In an interview with Israel’s Channel 10 News this weekend, lead US negotiator Wendy Sherman defined “progress” as stopping the nuclear programme from advancing further while negotiators try to reach a comprehensive agreement.
She said Washington was prepared to offer “very limited, temporary, reversible sanctions relief” while maintaining the “fundamental architecture of the oil and banking sanctions- which we will need for a comprehensive agreement, not for a first step”.
Khamenei says negotiators are not ‘compromisers’
Vaez meanwhile cautioned that negotiators still have a long way to go in resolving the decade-long dispute, pointing out that each side will have to hold its hardliners in check.
“Although the P5+1 has- for the first time- agreed to define the broad contours of an end-game, spelling it out will be groundbreaking and will require more discussion with Iran and within the P5+1,” he said.
The meeting this week will be the second such gathering since Rouhani took office in August with a pledge to resolve the nuclear issue and lift the sanctions through constructive engagement.
However the conduct of his nuclear team, overseen by Foreign Minister Mohammad Javad Zarif, has come under fire from hardliners at home wary of compromise on what Iran sees as its right to nuclear enrichment.
But the supreme leader Ayatollah Ali Khamenei, who has the final word on all major policy issues in the Islamic republic, including the nuclear dossier, threw his weight behind the nuclear team on Sunday.
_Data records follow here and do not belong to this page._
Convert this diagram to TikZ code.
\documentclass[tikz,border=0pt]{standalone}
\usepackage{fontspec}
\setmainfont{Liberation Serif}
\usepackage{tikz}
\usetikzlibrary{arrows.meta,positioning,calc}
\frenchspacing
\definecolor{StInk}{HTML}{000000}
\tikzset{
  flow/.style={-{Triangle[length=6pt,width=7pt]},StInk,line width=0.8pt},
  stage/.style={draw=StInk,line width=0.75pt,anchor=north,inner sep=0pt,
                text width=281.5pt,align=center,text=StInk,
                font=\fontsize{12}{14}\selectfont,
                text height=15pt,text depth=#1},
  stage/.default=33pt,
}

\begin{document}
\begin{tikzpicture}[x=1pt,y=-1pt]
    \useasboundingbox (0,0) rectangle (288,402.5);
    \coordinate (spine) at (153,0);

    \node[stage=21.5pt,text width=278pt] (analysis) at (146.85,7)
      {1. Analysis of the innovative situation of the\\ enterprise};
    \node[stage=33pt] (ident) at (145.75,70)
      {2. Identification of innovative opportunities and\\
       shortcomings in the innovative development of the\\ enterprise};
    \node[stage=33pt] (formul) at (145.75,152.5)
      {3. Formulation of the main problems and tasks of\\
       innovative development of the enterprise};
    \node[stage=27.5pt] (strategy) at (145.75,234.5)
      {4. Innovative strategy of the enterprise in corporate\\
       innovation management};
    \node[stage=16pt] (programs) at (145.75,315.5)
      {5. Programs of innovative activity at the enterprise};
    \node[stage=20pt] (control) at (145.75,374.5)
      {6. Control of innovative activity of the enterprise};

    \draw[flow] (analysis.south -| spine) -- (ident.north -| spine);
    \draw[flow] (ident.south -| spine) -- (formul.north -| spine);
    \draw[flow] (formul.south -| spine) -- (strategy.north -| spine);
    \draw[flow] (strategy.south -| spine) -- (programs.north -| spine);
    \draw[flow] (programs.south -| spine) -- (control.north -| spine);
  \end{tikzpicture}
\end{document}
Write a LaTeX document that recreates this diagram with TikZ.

“No one should see our negotiating team as compromisers,” Khamenei said, adding that they needed national support in their “difficult mission”.
But he also said a breakthrough in the talks was unlikely.
“I do not think the negotiations will produce the results expected by Iran,” he said, adding that he is “not optimistic” about the negotiations.
Should the talks fail to deliver, it could strengthen sceptics in the US Congress and Israel, as well as hardliners in Iran, all of whom have pushed for a more confrontational approach.
“Both the US and Iran have been able to successfully push back against their respective hardliners, but this will only increase the price of potential failure,” Vaez said.